**Your objective:** Retype, please, the listing from its opening line through the line that contains "import * as", both included, without the pictures.

**Information supplied:**
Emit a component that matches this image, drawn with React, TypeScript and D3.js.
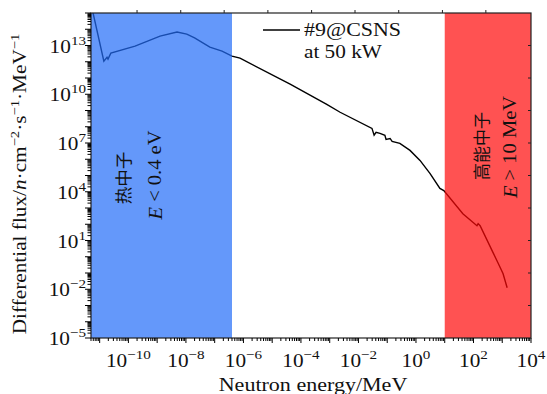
import React from "react";
import * as d3 from "d3";

// Neutron energy (MeV) and differential flux (n·cm^-2·s^-1·MeV^-1)
const energyMeV = [
  4.5e-12, 5.9e-12, 1.4e-11, 1.8e-11, 1.95e-11, 2.45e-11, 1.7e-10, 1.26e-9, 4.9e-9,
  1.07e-8, 2.0e-8, 6.8e-8, 1.8e-7, 4.0e-7, 7.6e-7, 4.2e-5, 7.9e-4, 2.3e-3, 2.95e-2,
  3.5e-2, 4.1e-2, 5.6e-2, 8.3e-2, 9.1e-2, 0.126, 0.148, 0.275, 0.62, 1.38, 3.1, 6.8,
  9.3, 42.7, 132, 145, 170, 479, 708, 1070, 1480,
];
const fluxValues = [
  2.5e15, 1.0e15, 1.1e12, 1.9e12, 1.45e12, 3.4e12, 9.1e12, 3.8e13, 6.8e13,
  5.0e13, 2.9e13, 7.9e12, 4.5e12, 2.2e12, 1.66e12, 4.2e10, 2.4e9, 7.8e8, 7.9e7,
  3.0e7, 4.5e7, 3.9e7, 3.0e7, 1.66e7, 1.9e7, 1.26e7, 9.5e6, 3.5e6, 8.5e5, 1.3e5, 1.6e4,
  1.17e4, 447, 81, 110, 81, 1.8, 0.43, 0.089, 0.0123,
];

const xTickExps = [-10, -8, -6, -4, -2, 0, 2, 4];
const yTickExps = [-5, -2, 1, 4, 7, 10, 13];
const topTickExps = [-9.7, -8.18, -6.67, -5.15, -3.63, -2.12, -0.6, 0.92, 2.43];
const rightTickExps = [-3, -1, 1, 3, 5, 7, 9, 11, 13];

const thermalMaxMeV = 4e-7; // 0.4 eV
const fastMinMeV = 10;
const legendLines = ["#9@CSNS", "at 50 kW"];
const xTitle = "Neutron energy/MeV";

const L = 91, R = 531, T = 13, B = 338;
const SERIF = "'Liberation Serif', 'DejaVu Serif', serif";
const CJK = "'Noto Sans CJK SC', sans-serif";
const MINUS = "\u2212";

function expLabel(e: number) {
  return e < 0 ? MINUS + Math.abs(e) : String(e);
}

export default function App() {
  const x = d3.scaleLog().domain([5e-12, 1e4]).range([L, R]);
  const y = d3.scaleLog().domain([1e-5, 1e15]).range([B, T]);
  const pts = energyMeV.map((e, i) => [e, fluxValues[i]] as [number, number]);
  const line = d3
    .line<[number, number]>()
    .x((d) => x(d[0]))
    .y((d) => y(d[1]));

  const xMinor: { v: number; major: boolean }[] = [];
  for (let d = -12; d <= 4; d++) {
    for (let k = 1; k <= 9; k++) {
      const v = k * Math.pow(10, d);
      if (v >= 5e-12 && v <= 1e4 * 1.0001) xMinor.push({ v, major: k === 1 });
    }
  }
  const yMinor: { v: number; major: boolean }[] = [];
  for (let d = -5; d <= 15; d++) {
    for (let k = 1; k <= 9; k++) {
      const v = k * Math.pow(10, d);
      if (v >= 1e-5 * 0.9999 && v <= 1e15 * 1.0001) yMinor.push({ v, major: k === 1 });
    }
  }

  const fs = 19;
  const sx = 1.12;

  return (
    <svg
      width={547}
      height={394}
      style={{ position: "absolute", left: 0, top: 0, background: "#fff" }}
      fontFamily={SERIF}
    >
      <defs>
        <clipPath id="plotclip">
          <rect x={L} y={T} width={R - L} height={B - T} />
        </clipPath>
      </defs>
      <g clipPath="url(#plotclip)">
        <path d={line(pts) || ""} fill="none" stroke="#000" strokeWidth={1.4} />
        <rect
          x={L}
          y={T}
          width={x(thermalMaxMeV) - L}
          height={B - T}
          fill="rgb(34,108,248)"
          opacity={0.7}
        />
        <rect
          x={x(fastMinMeV)}
          y={T}
          width={R - x(fastMinMeV)}
          height={B - T}
          fill="rgb(255,8,8)"
          opacity={0.7}
        />
      </g>

      {/* frame */}
      <rect x={L} y={T} width={R - L} height={B - T} fill="none" stroke="#222" strokeWidth={1.2} />

      {/* bottom ticks */}
      {xMinor.map((t, i) => (
        <line key={"xb" + i} x1={x(t.v)} x2={x(t.v)} y1={B} y2={B + (t.major ? 5 : 3)} stroke="#000" strokeWidth={1} />
      ))}
      {/* left ticks */}
      {yMinor.map((t, i) => (
        <line key={"yl" + i} x1={L} x2={L - (t.major ? 6 : 3.5)} y1={y(t.v)} y2={y(t.v)} stroke="#000" strokeWidth={1} />
      ))}
      {/* top ticks */}
      {topTickExps.map((e, i) => (
        <line key={"xt" + i} x1={x(Math.pow(10, e))} x2={x(Math.pow(10, e))} y1={T} y2={T - 3} stroke="#222" strokeWidth={1} />
      ))}
      {/* right ticks */}
      {rightTickExps.map((e, i) => (
        <line key={"yr" + i} x1={R} x2={R - 3} y1={y(Math.pow(10, e))} y2={y(Math.pow(10, e))} stroke="#222" strokeWidth={1} />
      ))}

      {/* x tick labels */}
      {xTickExps.map((e) => (
        <text
          key={"xl" + e}
          transform={`translate(${x(Math.pow(10, e))},367) scale(${sx},1)`}
          textAnchor="middle"
          fontSize={fs}
          fill="#111"
        >
          10
          <tspan dy={-8} fontSize={13.5}>
            {expLabel(e)}
          </tspan>
        </text>
      ))}
      {/* y tick labels */}
      {yTickExps.map((e) => (
        <text
          key={"yl" + e}
          transform={`translate(86,${y(Math.pow(10, e)) + 7}) scale(${sx},1)`}
          textAnchor="end"
          fontSize={fs}
          fill="#111"
        >
          10
          <tspan dy={-8} fontSize={13.5}>
            {expLabel(e)}
          </tspan>
        </text>
      ))}

      {/* x title */}
      <text
        transform={`translate(${(L + R) / 2 + 2},391) scale(1.16,1)`}
        textAnchor="middle"
        fontSize={fs}
        fill="#111"
      >
        {xTitle}
      </text>

      {/* y title */}
      <text
        transform={`translate(26,184) rotate(-90) scale(1.12,1)`}
        textAnchor="middle"
        fontSize={19}
        fill="#111"
      >
        Differential flux/
        <tspan fontStyle="italic">n</tspan>·cm
        <tspan dy={-7} fontSize={13}>{MINUS}2</tspan>
        <tspan dy={7}>·s</tspan>
        <tspan dy={-7} fontSize={13}>{MINUS}1</tspan>
        <tspan dy={7}>·MeV</tspan>
        <tspan dy={-7} fontSize={13}>{MINUS}1</tspan>
      </text>

      {/* legend */}
      <line x1={263} x2={300} y1={30} y2={30} stroke="#000" strokeWidth={1.5} />
      <text transform={`translate(304,36) scale(1.22,1)`} fontSize={18} fill="#111">
        {legendLines[0]}
      </text>
      <text transform={`translate(304,58) scale(1.18,1)`} fontSize={18} fill="#111">
        {legendLines[1]}
      </text>

      {/* region annotations */}
      <text
        transform="translate(122,178) rotate(-90)"
        textAnchor="middle"
        dominantBaseline="central"
        fontFamily={CJK}
        fontSize={17.5}
        fill="#111"
      >
        热中子
      </text>
      <text
        transform="translate(155,175) rotate(-90) scale(1.14,1)"
        textAnchor="middle"
        dominantBaseline="central"
        fontSize={18}
        fill="#111"
      >
        <tspan fontStyle="italic">E</tspan> &lt; 0.4 eV
      </text>
      <text
        transform="translate(480,146) rotate(-90)"
        textAnchor="middle"
        dominantBaseline="central"
        fontFamily={CJK}
        fontSize={17}
        fill="#111"
      >
        高能中子
      </text>
      <text
        transform="translate(510,147) rotate(-90) scale(1.14,1)"
        textAnchor="middle"
        dominantBaseline="central"
        fontSize={18}
        fill="#111"
      >
        <tspan fontStyle="italic">E</tspan> &gt; 10 MeV
      </text>
    </svg>
  );
}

**The response:**
Emit a component that matches this image, drawn with React, TypeScript and D3.js.
import React from "react";
import * as d3 from "d3";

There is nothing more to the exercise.